On November 21, 2024, the Issuer issued 23,961.37 Class I Shares, for an aggregate purchase price of $600,000, to Apollo S3 AIV at $25.0403 per Class I Share. The Class I Shares were paid for from Apollo S3 AIVs invested capital.

 

Item 5.

Interest in Securities of the Issuer

Item 5 (a)-(c) of the Schedule 13D is hereby amended and restated as follows:

The information set forth in the cover pages of this Schedule 13D is hereby incorporated by reference into this Item 5.

(a) and (b) Calculation of the percentage of the Class I Shares beneficially owned is based on 4,892,807.25 Class I Shares outstanding as of November 21, 2024, as disclosed by the Issuer to the Reporting Persons.

The aggregate number and percentage of the Class I Shares beneficially owned by each Reporting Person and, for each Reporting Person, the number of shares as to which there is sole power to vote or to direct the vote, shared power to vote or to direct the vote, sole power to dispose or to direct the disposition, or shared power to dispose or to direct the disposition are set forth on rows 7 through 11 and row 13 of the cover pages of this Schedule 13D and are incorporated herein by reference.
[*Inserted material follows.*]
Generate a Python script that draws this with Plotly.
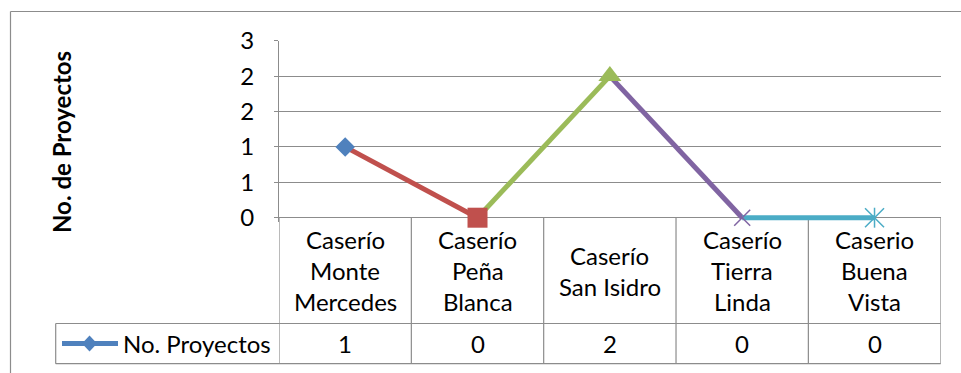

Holdings directly holds 1,224,480 Class I Shares. Apollo S3 AIV directly holds 2,019,961.37 Class I Shares. S3 Advisors is the general partner of Apollo S3. The general partner of S3 Advisors is Sliders. The sole member of Sliders is APH. Holdings GP is the general partner of each of Holdings and APH. The sole member of Holdings GP is APO. Neither the filing of this Schedule 13D nor any of its contents shall be deemed to constitute an admission that any Reporting Person is the beneficial owner of the Class I Shares referred to herein for purposes of Section 13(d) of the Securities Exchange Act of 1934, as amended, or for any other purpose. Each Reporting Person expressly disclaims beneficial ownership of such Class I Shares and any assertion or presumption that they and the other persons on whose behalf this statement is filed constitute a group.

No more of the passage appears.